┌──

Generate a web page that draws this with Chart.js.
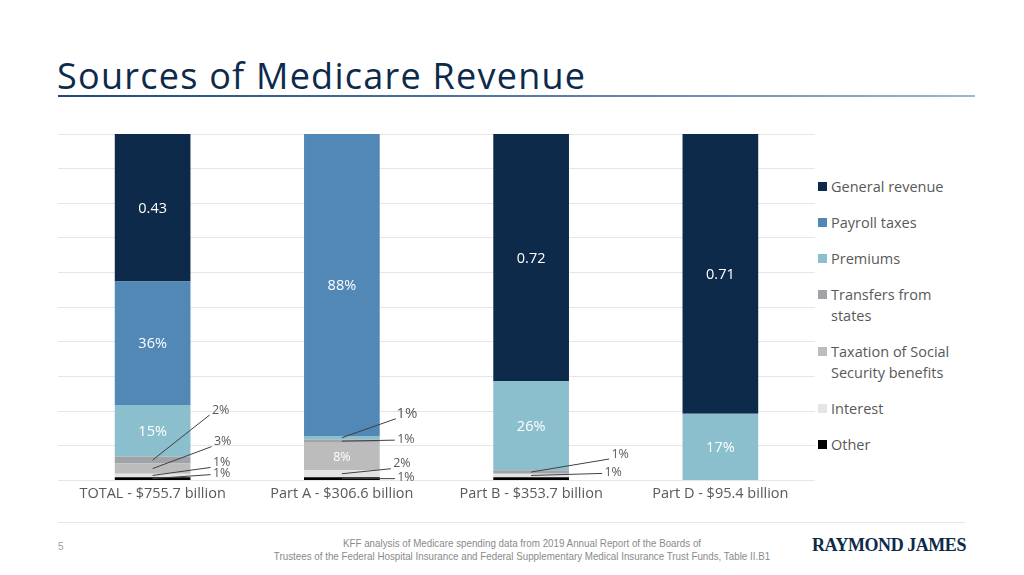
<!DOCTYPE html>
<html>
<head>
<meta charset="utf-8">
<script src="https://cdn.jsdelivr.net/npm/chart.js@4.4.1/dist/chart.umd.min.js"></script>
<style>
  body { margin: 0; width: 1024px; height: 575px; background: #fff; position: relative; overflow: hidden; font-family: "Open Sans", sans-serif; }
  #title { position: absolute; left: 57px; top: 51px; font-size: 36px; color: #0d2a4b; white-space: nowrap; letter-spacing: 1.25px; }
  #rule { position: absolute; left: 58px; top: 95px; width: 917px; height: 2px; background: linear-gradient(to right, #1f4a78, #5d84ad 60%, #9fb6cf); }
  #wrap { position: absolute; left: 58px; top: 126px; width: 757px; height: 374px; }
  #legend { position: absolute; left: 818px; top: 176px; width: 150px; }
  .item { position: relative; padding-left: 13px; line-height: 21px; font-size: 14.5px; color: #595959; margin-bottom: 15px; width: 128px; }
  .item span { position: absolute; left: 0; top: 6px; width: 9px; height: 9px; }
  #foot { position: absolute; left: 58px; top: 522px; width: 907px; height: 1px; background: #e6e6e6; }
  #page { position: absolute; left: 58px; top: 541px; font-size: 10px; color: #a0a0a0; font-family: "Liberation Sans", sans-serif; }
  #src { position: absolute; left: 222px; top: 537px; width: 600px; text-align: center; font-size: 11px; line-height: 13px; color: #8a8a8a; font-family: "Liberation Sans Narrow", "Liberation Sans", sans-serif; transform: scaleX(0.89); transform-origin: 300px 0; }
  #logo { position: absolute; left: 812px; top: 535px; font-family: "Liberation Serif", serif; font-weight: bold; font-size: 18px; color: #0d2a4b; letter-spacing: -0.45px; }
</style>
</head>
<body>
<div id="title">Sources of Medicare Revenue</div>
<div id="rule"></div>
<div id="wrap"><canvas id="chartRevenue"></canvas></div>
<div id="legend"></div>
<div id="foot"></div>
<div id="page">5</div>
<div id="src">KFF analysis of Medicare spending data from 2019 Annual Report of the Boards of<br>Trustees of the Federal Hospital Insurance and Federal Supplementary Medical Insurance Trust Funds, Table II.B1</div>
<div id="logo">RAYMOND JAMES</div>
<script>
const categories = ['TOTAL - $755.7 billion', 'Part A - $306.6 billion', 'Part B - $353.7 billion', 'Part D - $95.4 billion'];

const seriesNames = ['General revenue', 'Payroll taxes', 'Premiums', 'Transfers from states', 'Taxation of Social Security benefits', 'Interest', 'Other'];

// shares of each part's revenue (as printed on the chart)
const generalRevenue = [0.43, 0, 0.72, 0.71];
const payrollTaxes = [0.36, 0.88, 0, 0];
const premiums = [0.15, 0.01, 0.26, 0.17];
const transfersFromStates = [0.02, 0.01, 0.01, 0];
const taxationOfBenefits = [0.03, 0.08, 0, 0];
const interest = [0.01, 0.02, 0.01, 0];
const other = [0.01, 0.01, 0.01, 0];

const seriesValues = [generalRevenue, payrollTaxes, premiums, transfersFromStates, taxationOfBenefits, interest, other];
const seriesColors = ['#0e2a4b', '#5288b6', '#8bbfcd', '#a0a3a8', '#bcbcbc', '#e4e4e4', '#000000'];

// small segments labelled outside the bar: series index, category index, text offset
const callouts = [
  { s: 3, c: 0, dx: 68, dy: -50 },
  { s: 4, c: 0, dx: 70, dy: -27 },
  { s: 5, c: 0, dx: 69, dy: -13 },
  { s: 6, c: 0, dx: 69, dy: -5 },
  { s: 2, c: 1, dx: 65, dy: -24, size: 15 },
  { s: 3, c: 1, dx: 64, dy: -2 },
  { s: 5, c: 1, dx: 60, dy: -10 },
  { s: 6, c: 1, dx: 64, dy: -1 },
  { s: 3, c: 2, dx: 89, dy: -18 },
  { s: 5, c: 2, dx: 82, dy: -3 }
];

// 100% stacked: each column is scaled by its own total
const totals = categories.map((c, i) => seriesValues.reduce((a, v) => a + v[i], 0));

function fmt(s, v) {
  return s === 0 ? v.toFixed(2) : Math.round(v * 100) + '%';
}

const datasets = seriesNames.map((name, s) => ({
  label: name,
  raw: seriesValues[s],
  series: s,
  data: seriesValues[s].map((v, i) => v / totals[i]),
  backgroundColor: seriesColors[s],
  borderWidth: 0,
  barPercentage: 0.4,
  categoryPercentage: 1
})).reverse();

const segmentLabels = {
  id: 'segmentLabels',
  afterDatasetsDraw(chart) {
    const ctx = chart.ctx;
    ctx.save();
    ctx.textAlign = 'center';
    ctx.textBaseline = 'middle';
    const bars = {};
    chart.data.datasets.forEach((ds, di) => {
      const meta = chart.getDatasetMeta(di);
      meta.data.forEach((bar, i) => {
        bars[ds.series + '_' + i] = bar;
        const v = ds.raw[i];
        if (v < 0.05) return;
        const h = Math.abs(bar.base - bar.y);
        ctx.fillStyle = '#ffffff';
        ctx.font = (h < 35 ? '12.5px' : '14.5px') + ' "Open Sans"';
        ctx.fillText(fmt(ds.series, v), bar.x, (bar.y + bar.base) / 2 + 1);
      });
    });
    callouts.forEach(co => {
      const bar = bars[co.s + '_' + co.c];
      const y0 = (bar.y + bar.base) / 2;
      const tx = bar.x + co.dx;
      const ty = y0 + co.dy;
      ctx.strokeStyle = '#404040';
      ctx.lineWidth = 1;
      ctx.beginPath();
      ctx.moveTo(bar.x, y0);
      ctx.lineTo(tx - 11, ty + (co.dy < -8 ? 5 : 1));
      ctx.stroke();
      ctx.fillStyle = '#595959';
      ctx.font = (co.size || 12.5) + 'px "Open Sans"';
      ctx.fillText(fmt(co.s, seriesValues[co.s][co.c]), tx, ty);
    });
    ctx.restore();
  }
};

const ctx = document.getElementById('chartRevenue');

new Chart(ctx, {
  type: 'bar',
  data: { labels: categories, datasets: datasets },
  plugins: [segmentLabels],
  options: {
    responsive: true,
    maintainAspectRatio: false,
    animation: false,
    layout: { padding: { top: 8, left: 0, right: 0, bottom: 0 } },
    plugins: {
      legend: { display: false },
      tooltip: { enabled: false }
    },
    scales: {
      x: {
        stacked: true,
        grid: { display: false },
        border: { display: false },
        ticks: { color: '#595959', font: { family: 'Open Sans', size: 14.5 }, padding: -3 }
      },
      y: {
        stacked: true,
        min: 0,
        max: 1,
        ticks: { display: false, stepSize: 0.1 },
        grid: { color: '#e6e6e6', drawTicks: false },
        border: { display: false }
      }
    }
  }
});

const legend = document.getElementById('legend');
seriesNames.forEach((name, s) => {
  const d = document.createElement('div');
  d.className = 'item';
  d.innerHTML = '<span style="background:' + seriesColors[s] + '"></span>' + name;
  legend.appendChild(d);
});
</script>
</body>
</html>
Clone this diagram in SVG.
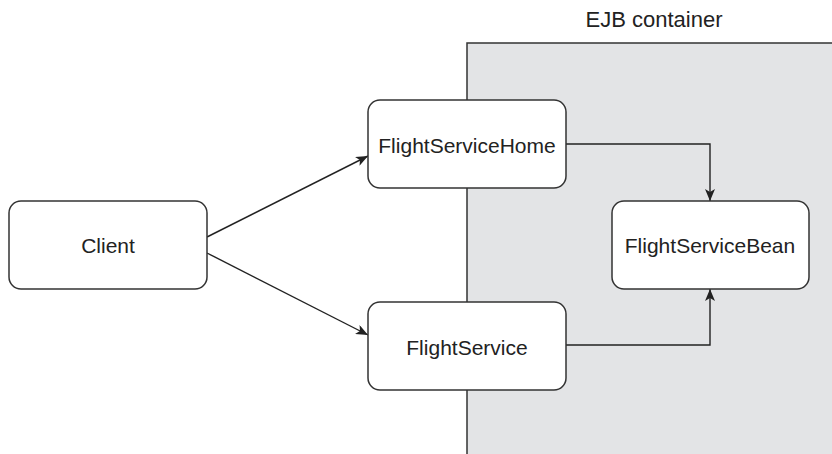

└──

WHAT YOU NEED TO DO
Repeat the records above verbatim, with no pictures in the result.

FULL SOLUTION
Generate a web page that draws this with Chart.js.
<!DOCTYPE html>
<html>
<head>
<meta charset="utf-8">
<script src="https://cdn.jsdelivr.net/npm/chart.js@4.4.1/dist/chart.umd.min.js"></script>
<style>
  body { margin: 0; width: 1024px; height: 575px; background: #fff; position: relative; overflow: hidden; font-family: "Open Sans", sans-serif; }
  #title { position: absolute; left: 57px; top: 51px; font-size: 36px; color: #0d2a4b; white-space: nowrap; letter-spacing: 1.25px; }
  #rule { position: absolute; left: 58px; top: 95px; width: 917px; height: 2px; background: linear-gradient(to right, #1f4a78, #5d84ad 60%, #9fb6cf); }
  #wrap { position: absolute; left: 58px; top: 126px; width: 757px; height: 374px; }
  #legend { position: absolute; left: 818px; top: 176px; width: 150px; }
  .item { position: relative; padding-left: 13px; line-height: 21px; font-size: 14.5px; color: #595959; margin-bottom: 15px; width: 128px; }
  .item span { position: absolute; left: 0; top: 6px; width: 9px; height: 9px; }
  #foot { position: absolute; left: 58px; top: 522px; width: 907px; height: 1px; background: #e6e6e6; }
  #page { position: absolute; left: 58px; top: 541px; font-size: 10px; color: #a0a0a0; font-family: "Liberation Sans", sans-serif; }
  #src { position: absolute; left: 222px; top: 537px; width: 600px; text-align: center; font-size: 11px; line-height: 13px; color: #8a8a8a; font-family: "Liberation Sans Narrow", "Liberation Sans", sans-serif; transform: scaleX(0.89); transform-origin: 300px 0; }
  #logo { position: absolute; left: 812px; top: 535px; font-family: "Liberation Serif", serif; font-weight: bold; font-size: 18px; color: #0d2a4b; letter-spacing: -0.45px; }
</style>
</head>
<body>
<div id="title">Sources of Medicare Revenue</div>
<div id="rule"></div>
<div id="wrap"><canvas id="chartRevenue"></canvas></div>
<div id="legend"></div>
<div id="foot"></div>
<div id="page">5</div>
<div id="src">KFF analysis of Medicare spending data from 2019 Annual Report of the Boards of<br>Trustees of the Federal Hospital Insurance and Federal Supplementary Medical Insurance Trust Funds, Table II.B1</div>
<div id="logo">RAYMOND JAMES</div>
<script>
const categories = ['TOTAL - $755.7 billion', 'Part A - $306.6 billion', 'Part B - $353.7 billion', 'Part D - $95.4 billion'];

const seriesNames = ['General revenue', 'Payroll taxes', 'Premiums', 'Transfers from states', 'Taxation of Social Security benefits', 'Interest', 'Other'];

// shares of each part's revenue (as printed on the chart)
const generalRevenue = [0.43, 0, 0.72, 0.71];
const payrollTaxes = [0.36, 0.88, 0, 0];
const premiums = [0.15, 0.01, 0.26, 0.17];
const transfersFromStates = [0.02, 0.01, 0.01, 0];
const taxationOfBenefits = [0.03, 0.08, 0, 0];
const interest = [0.01, 0.02, 0.01, 0];
const other = [0.01, 0.01, 0.01, 0];

const seriesValues = [generalRevenue, payrollTaxes, premiums, transfersFromStates, taxationOfBenefits, interest, other];
const seriesColors = ['#0e2a4b', '#5288b6', '#8bbfcd', '#a0a3a8', '#bcbcbc', '#e4e4e4', '#000000'];

// small segments labelled outside the bar: series index, category index, text offset
const callouts = [
  { s: 3, c: 0, dx: 68, dy: -50 },
  { s: 4, c: 0, dx: 70, dy: -27 },
  { s: 5, c: 0, dx: 69, dy: -13 },
  { s: 6, c: 0, dx: 69, dy: -5 },
  { s: 2, c: 1, dx: 65, dy: -24, size: 15 },
  { s: 3, c: 1, dx: 64, dy: -2 },
  { s: 5, c: 1, dx: 60, dy: -10 },
  { s: 6, c: 1, dx: 64, dy: -1 },
  { s: 3, c: 2, dx: 89, dy: -18 },
  { s: 5, c: 2, dx: 82, dy: -3 }
];

// 100% stacked: each column is scaled by its own total
const totals = categories.map((c, i) => seriesValues.reduce((a, v) => a + v[i], 0));

function fmt(s, v) {
  return s === 0 ? v.toFixed(2) : Math.round(v * 100) + '%';
}

const datasets = seriesNames.map((name, s) => ({
  label: name,
  raw: seriesValues[s],
  series: s,
  data: seriesValues[s].map((v, i) => v / totals[i]),
  backgroundColor: seriesColors[s],
  borderWidth: 0,
  barPercentage: 0.4,
  categoryPercentage: 1
})).reverse();

const segmentLabels = {
  id: 'segmentLabels',
  afterDatasetsDraw(chart) {
    const ctx = chart.ctx;
    ctx.save();
    ctx.textAlign = 'center';
    ctx.textBaseline = 'middle';
    const bars = {};
    chart.data.datasets.forEach((ds, di) => {
      const meta = chart.getDatasetMeta(di);
      meta.data.forEach((bar, i) => {
        bars[ds.series + '_' + i] = bar;
        const v = ds.raw[i];
        if (v < 0.05) return;
        const h = Math.abs(bar.base - bar.y);
        ctx.fillStyle = '#ffffff';
        ctx.font = (h < 35 ? '12.5px' : '14.5px') + ' "Open Sans"';
        ctx.fillText(fmt(ds.series, v), bar.x, (bar.y + bar.base) / 2 + 1);
      });
    });
    callouts.forEach(co => {
      const bar = bars[co.s + '_' + co.c];
      const y0 = (bar.y + bar.base) / 2;
      const tx = bar.x + co.dx;
      const ty = y0 + co.dy;
      ctx.strokeStyle = '#404040';
      ctx.lineWidth = 1;
      ctx.beginPath();
      ctx.moveTo(bar.x, y0);
      ctx.lineTo(tx - 11, ty + (co.dy < -8 ? 5 : 1));
      ctx.stroke();
      ctx.fillStyle = '#595959';
      ctx.font = (co.size || 12.5) + 'px "Open Sans"';
      ctx.fillText(fmt(co.s, seriesValues[co.s][co.c]), tx, ty);
    });
    ctx.restore();
  }
};

const ctx = document.getElementById('chartRevenue');

new Chart(ctx, {
  type: 'bar',
  data: { labels: categories, datasets: datasets },
  plugins: [segmentLabels],
  options: {
    responsive: true,
    maintainAspectRatio: false,
    animation: false,
    layout: { padding: { top: 8, left: 0, right: 0, bottom: 0 } },
    plugins: {
      legend: { display: false },
      tooltip: { enabled: false }
    },
    scales: {
      x: {
        stacked: true,
        grid: { display: false },
        border: { display: false },
        ticks: { color: '#595959', font: { family: 'Open Sans', size: 14.5 }, padding: -3 }
      },
      y: {
        stacked: true,
        min: 0,
        max: 1,
        ticks: { display: false, stepSize: 0.1 },
        grid: { color: '#e6e6e6', drawTicks: false },
        border: { display: false }
      }
    }
  }
});

const legend = document.getElementById('legend');
seriesNames.forEach((name, s) => {
  const d = document.createElement('div');
  d.className = 'item';
  d.innerHTML = '<span style="background:' + seriesColors[s] + '"></span>' + name;
  legend.appendChild(d);
});
</script>
</body>
</html>
Clone this diagram in SVG.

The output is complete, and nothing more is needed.